As a postscript, and an example of our inherent hypocrisy about violence, when a Royal Marine, Alex Blackman, was jailed for murdering an Afghan prisoner, his wife received hundreds of letters of support from wellwishers who thought ‘our boys’ should be exonerated, although presumably those who cared so for Sgt Blackman’s wellbeing would have been outraged if the crime had been reversed and the Taleban had murdered him. (Source: Marine A: Criminal or Casualty of War, BBC1, 2 April 2014.)
Obviously some claims against troops are unfair or even bogus (one notorious legal case against British troops in Iraq cost taxpayers £23m before documents emerged to show the complaints had been manufactured by so-called ‘Mahdi Army’ paramilitaries), and military apologists apologists brandish such examples as reason to dismiss all allegations; but more usually unfolding history teaches that each side covers up its own misdeeds.

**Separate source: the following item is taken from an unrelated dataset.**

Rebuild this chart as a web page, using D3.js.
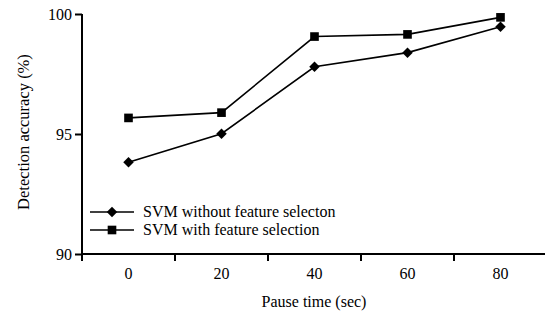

It later transpired that British commanders had covered up hundreds of allegations of abuse involving deaths and serious injuries.1 Senior officers and even medical staff2 had become as ensnared in the brutality as junior ranks, leaving the British public baffled and angry that Iraqis showed so little appreciation for the sacrifices of British troops.
1A redcap (Royal Military Police investigator) told BBC Radio 5 that senior officers blocked investigations and penalised investigators who failed to toe the party line. There was, he said, ‘a catalogue of blunders, mistakes, ineptitude and the course of investigations being bent to serve the real or perceived interests of the chain of command of the Army’. Lord Goldsmith, who was Attorney General at the time (Britain’s most senior law officer), acknowledged that this did ‘chime in’ with concerns he had. Unsurprisingly, the Ministry of Defence scoffed all such suggestions and said personnel had performed to ‘the highest standards under extraordinarily testing circumstances’, with bad behaviour limited to ‘a few individuals’. (The Times, 12 October 2009, p. 9.)
2 The medical profession take abuse more seriously than the Army or Ministry of Defence. In 2012 Derek Keilloh, a military doctor, was struck off by the General Medical Council for covering up the murder of one prisoner and failing to protect other detainees.